If you were to ask me what my dream schooling environment looks like, here’s where I’d start:
- All students feel as if they belong
- All parents feel welcome, respected, and have equal access to resources
- The culture of the school celebrates cultural differences and does not work to assimilate students to a mainstream culture
- Discipline data and special education referrals reflect the makeup of the student population
- All students are able to learn from outstanding educators who DO and DO NOT look like them
- Staff and community share a collective ownership of all students in the school
- Adults in the school environment reflect carefully on what they do and say and what those things represent to the people in the community
My school has work to do, despite our good intentions as educators. We need to come to terms with the fact that our system as it currently sits is leaving kids behind. To me, race plays a huge role in that issue.

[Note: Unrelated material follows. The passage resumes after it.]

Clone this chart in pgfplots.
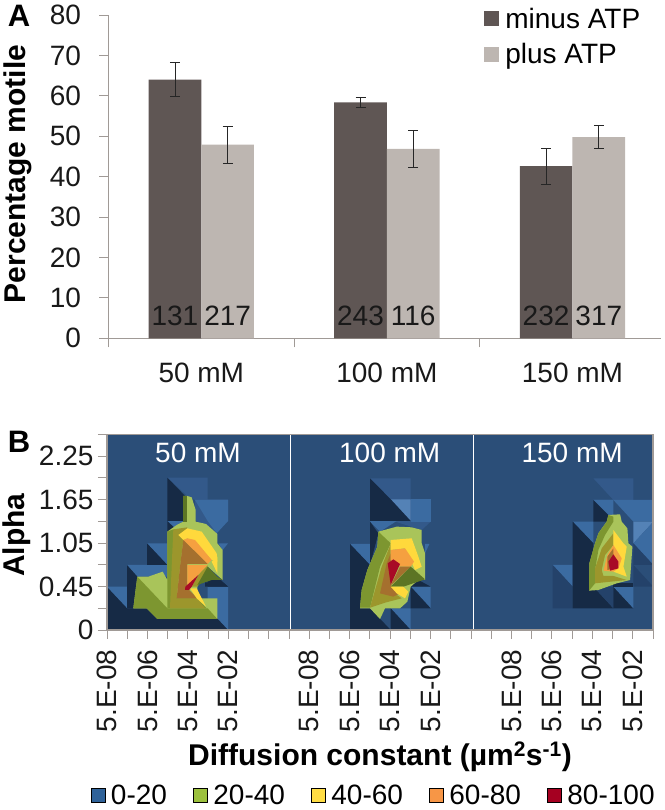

If you feel like investigating the issue, I’d recommend you pick up Courageous Conversations. I’ll promise you a few things:
1) you’ll be angry as you read it – probably at me for suggesting it
2) you’ll be tempted to put it down and say it’s ridiculous
3) if you spend some time and work your way through it you will see things through a different lens than before and want to dive deeper into the issue
I’ve always considered myself enlightened, culturally-sensitive, and open to new ideas. This issue smacked me over the head as I began to navigate my way through it. But, the last year has professionally been the most rewarding, reflective, exciting experience I’ve had in education. Give it a look - and consider taking some action.